◆ Records supplied
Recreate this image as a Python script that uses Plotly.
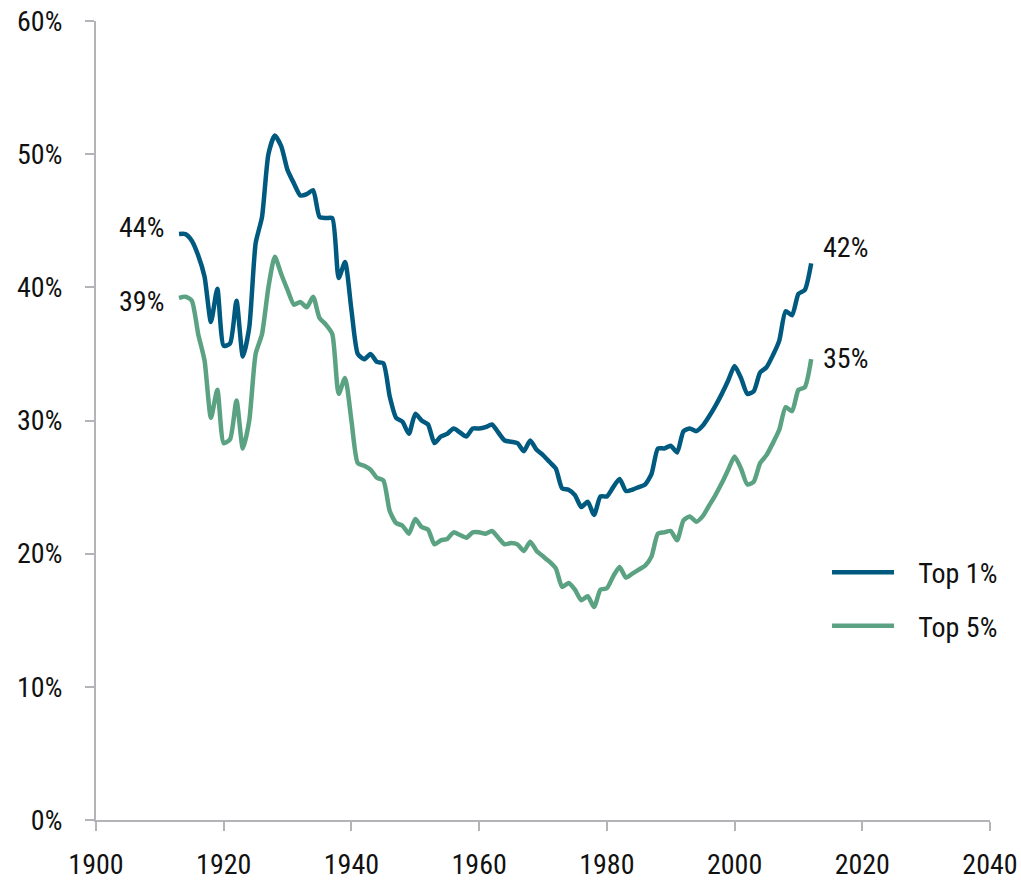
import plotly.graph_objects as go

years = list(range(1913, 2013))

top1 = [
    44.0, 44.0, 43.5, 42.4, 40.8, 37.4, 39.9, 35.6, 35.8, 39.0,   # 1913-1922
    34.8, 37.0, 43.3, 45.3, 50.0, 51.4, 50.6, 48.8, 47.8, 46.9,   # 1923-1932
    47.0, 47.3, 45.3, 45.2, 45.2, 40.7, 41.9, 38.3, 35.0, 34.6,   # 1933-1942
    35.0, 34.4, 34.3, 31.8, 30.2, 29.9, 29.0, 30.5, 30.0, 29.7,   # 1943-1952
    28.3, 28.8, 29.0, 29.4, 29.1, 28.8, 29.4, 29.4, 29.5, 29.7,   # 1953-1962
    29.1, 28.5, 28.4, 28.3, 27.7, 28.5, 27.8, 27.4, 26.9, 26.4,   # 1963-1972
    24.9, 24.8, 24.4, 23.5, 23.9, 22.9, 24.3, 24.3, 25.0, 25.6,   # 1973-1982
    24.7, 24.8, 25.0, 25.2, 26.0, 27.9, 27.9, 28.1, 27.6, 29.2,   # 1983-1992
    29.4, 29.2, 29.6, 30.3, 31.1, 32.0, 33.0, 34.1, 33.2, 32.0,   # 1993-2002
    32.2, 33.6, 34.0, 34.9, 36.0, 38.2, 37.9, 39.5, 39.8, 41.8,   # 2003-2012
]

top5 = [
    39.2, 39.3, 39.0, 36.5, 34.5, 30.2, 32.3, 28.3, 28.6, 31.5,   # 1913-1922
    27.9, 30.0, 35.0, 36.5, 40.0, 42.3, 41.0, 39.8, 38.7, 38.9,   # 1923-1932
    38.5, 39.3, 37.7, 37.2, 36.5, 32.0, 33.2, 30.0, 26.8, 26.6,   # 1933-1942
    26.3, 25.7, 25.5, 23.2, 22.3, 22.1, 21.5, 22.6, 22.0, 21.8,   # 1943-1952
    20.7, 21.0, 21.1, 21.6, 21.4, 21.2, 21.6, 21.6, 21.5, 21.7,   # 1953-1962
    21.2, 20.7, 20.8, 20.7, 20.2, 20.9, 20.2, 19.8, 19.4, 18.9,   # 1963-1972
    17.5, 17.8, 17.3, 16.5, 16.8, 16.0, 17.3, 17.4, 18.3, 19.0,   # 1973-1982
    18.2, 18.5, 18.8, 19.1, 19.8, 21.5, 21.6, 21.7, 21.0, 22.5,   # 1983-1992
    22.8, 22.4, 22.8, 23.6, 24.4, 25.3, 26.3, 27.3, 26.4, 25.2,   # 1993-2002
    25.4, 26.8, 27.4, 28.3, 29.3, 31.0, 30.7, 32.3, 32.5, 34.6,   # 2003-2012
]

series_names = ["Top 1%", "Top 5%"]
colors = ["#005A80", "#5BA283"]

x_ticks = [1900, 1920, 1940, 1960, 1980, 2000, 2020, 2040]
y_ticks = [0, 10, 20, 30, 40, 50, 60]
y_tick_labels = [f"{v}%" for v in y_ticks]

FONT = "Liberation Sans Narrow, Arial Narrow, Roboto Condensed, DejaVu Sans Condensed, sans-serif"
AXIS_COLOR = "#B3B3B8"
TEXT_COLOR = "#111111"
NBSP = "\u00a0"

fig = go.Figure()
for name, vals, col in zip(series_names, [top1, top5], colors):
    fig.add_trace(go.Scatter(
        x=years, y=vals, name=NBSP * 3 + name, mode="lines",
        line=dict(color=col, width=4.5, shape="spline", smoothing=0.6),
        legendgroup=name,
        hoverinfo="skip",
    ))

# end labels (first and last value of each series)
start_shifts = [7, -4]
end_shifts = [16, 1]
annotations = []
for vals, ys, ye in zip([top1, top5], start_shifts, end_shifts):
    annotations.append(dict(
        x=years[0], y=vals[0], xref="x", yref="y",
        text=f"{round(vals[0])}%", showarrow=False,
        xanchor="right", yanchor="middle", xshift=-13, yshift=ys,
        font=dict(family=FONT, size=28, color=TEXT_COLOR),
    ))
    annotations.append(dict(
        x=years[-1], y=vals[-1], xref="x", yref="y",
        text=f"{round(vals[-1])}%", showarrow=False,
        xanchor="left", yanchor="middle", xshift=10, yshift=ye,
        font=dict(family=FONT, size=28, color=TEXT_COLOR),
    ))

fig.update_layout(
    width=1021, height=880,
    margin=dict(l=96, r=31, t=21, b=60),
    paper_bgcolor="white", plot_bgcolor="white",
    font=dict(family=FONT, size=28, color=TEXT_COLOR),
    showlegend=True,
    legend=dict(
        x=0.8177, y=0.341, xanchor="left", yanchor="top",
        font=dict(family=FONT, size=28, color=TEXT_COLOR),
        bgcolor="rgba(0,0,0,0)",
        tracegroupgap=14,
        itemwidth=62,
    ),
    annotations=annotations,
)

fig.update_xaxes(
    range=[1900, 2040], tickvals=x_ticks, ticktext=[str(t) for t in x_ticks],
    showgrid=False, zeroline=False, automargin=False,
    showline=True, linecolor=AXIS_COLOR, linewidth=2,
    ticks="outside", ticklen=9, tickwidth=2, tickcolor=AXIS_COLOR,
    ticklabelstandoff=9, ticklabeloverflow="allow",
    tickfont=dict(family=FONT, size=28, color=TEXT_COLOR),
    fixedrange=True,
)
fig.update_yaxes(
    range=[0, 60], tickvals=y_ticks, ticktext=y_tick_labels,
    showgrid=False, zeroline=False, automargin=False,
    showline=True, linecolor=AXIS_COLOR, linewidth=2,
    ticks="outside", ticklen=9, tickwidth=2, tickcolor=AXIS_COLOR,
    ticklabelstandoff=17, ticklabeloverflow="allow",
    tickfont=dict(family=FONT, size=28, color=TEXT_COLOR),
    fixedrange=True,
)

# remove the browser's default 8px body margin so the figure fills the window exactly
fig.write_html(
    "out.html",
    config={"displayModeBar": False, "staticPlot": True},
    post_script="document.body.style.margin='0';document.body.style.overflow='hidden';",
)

--

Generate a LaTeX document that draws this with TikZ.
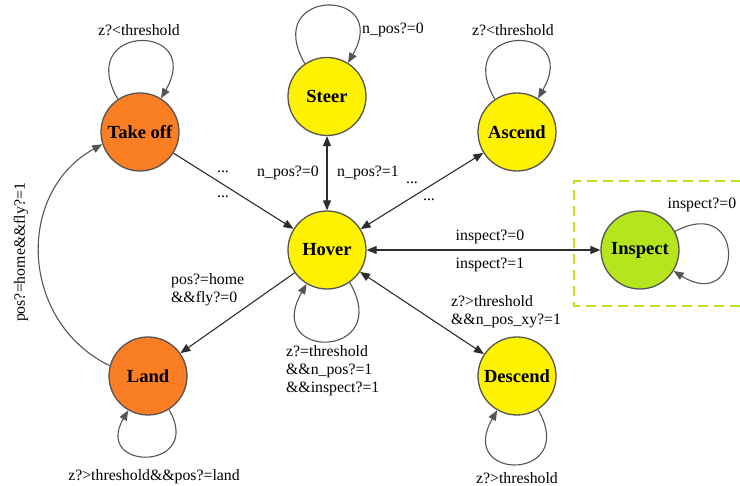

◆ Exercise task
Look above for the line with "Recreate this image" and copy exactly from it through the line with "years = list(range(1913, 2013))", both included. Omit the pictures.

◆ Task answer
Recreate this image as a Python script that uses Plotly.
import plotly.graph_objects as go

years = list(range(1913, 2013))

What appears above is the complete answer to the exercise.